The move to publish an un­classified charter responds to years of criticism that the process was unnecessarily opaque, fueling suspicion that it cloaked a stockpile of software flaws that the National Security Agency was hoarding to go after foreign targets but that put Americans’ cyber­security at risk.

“This is a really big improvement and an outstanding process,” said White House cybersecurity coordinator Rob Joyce, who spoke at an Aspen Institute event and issued a blog post on the charter.

By making it public, he said, “we hope to demonstrate to the American people that the federal government is carefully weighing the risks and benefits” of disclosure vs. retention.

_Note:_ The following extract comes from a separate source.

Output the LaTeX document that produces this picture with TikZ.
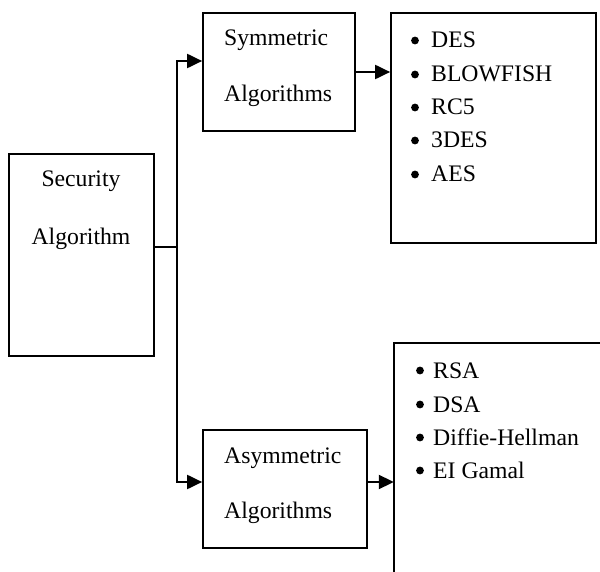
\documentclass[tikz,border=0pt]{standalone}
\usepackage{fontspec}
\setmainfont{Liberation Serif}
\usetikzlibrary{arrows.meta}
\begin{document}
\begin{tikzpicture}[x=1pt,y=-1pt,
  box/.style={draw, line width=1.7pt, inner sep=0pt},
  ghost/.style={inner sep=0pt},
  conn/.style={line width=2pt},
  arrow/.style={line width=2pt, -{Triangle[length=15pt,width=14pt]}},
  lbl/.style={inner sep=0pt, font=\fontsize{23.7}{28}\selectfont},
  item/.style={inner sep=0pt, anchor=base west, font=\fontsize{23.7}{28}\selectfont},
  dot/.style={radius=3.9pt}]
\useasboundingbox (0,0) rectangle (600,572);
\fill[white] (0,0) rectangle (600,572);
% boxes
\node[box, minimum width=145pt, minimum height=202pt] (sec) at (81.5,255) {};
\node[box, minimum width=152pt, minimum height=118pt] (sym) at (279,72) {};
\node[box, minimum width=164pt, minimum height=118pt] (asy) at (285,489) {};
\node[box, minimum width=205pt, minimum height=230pt] (l1) at (493.5,128) {};
\node[ghost, minimum width=216pt, minimum height=257pt] (l2) at (502,471.5) {};
\draw[line width=1.7pt] (l2.north east) -- (l2.north west) -- (l2.south west);
% texts
\node[lbl, anchor=base] (t1) at (81,187) {Security};
\node[lbl, anchor=base] (t2) at (81,245) {Algorithm};
\node[lbl, anchor=base west] (t3) at (224,46) {Symmetric};
\node[lbl, anchor=base west] (t4) at (224,102) {Algorithms};
\node[lbl, anchor=base west] (t5) at (224,463) {Asymmetric};
\node[lbl, anchor=base west] (t6) at (224,518) {Algorithms};
% lists
\node[item] (a1) at (431,48) {DES};
\node[item] (a2) at (431,82) {BLOWFISH};
\node[item] (a3) at (431,115) {RC5};
\node[item] (a4) at (431,148) {3DES};
\node[item] (a5) at (431,182) {AES};
\foreach \n in {a1,a2,a3,a4,a5}
  \fill[dot] ([shift={(-16,-7.5)}]\n.base west) circle;
\node[item] (b1) at (433,378) {RSA};
\node[item] (b2) at (433,412) {DSA};
\node[item] (b3) at (433,445) {Diffie-Hellman};
\node[item] (b4) at (433,478) {EI Gamal};
\foreach \n in {b1,b2,b3,b4}
  \fill[dot] ([shift={(-13,-7.5)}]\n.base west) circle;
% connectors
\coordinate (j) at (177,247);
\coordinate (ja) at (177,61);
\coordinate (jb) at (177,482);
\draw[conn] (sec.east |- j) -- (j);
\draw[arrow] (j) -- (ja) -- (sym.west |- ja);
\draw[arrow] (j) -- (jb) -- (asy.west |- jb);
\draw[arrow] (sym.east) -- (sym.east -| l1.west);
\draw[arrow] (asy.east |- jb) -- (jb -| l2.west);
\end{tikzpicture}
\end{document}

The rules are part of the “Vulnerabilities Equities Process,” which the Obama administration revamped in 2014 as a multi­agency forum to debate whether and when to inform companies such as Microsoft and Juniper that the government has discovered or bought a software flaw that, if weaponized, could affect the security of their product.

The Trump administration has mostly not altered the rules under which the government reaches a decision but is disclosing its process. Under the VEP, an “equities review board” of at least a dozen national security and civilian agencies will meet monthly — or more often, if a need arises — to discuss newly discovered vulnerabilities. Besides the NSA, the CIA and the FBI, the list includes the Treasury, Commerce and State departments, and the Office of Management and Budget.

The priority is on disclosure, the policy states, to protect core Internet systems, the U.S. economy and critical infrastructure, unless there is “a demonstrable, overriding interest” in using the flaw for intelligence or law enforcement purposes.